In 1983, Newcastle Basketball began fielding a men's team in the South East Australian Basketball League (SEABL). The Newcastle Hunters were SEABL South champions and ABA National champions in 1986. They were ABA runners-up in 1987.

In 1990, Newcastle Basketball entered a team in the inaugural SEABL women's competition. The women's team was originally known as the Newcastle Scorpions. Both the men's team and women's team left the SEABL following the 1998 season.

In 2000, the Hunters men won the Basketball NSW Premier League. The following year, the Premier Division was renamed the Waratah League, with the league joining the Australian Basketball Association (ABA). The Hunters men were Waratah League runners-up in 2004, 2005, 2008 and 2011.
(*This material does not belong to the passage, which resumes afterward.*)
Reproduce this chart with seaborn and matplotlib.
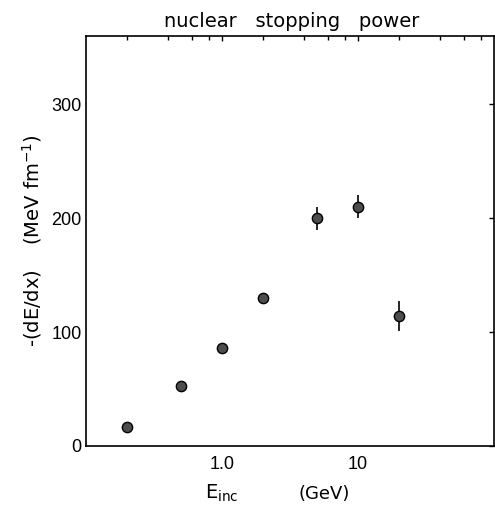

In 2016, the Hunters women were crowned Waratah League champions for the first time. In 2018, the men won their first championship since 2000. In 2019, the women won their second championship in four seasons. The 2021 women's championship was shared by the Hunters and the Sutherland Sharks after the season was cut short in August due to lockdowns as a result of the COVID-19 pandemic.
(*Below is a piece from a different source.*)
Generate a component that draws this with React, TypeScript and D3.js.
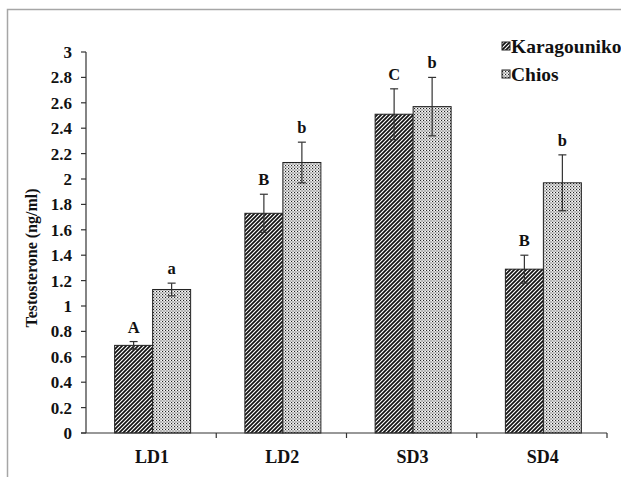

In late 2021, following the club's admission to the new NBL1 East competition replacing the Waratah League, Newcastle Basketball surveyed the local community to gauge support for a potential rebranding of the club. The club was subsequently renamed the Newcastle Falcons (after the defunct national league NBL franchise of the same name) after 51% of the survey's respondents voted for the change of name.

In 2024, the Falcons women reached the NBL1 East Grand Final, where they defeated the Sutherland Sharks 85–78 to win the NBL1 East championship led by league MVP Nicole Munger.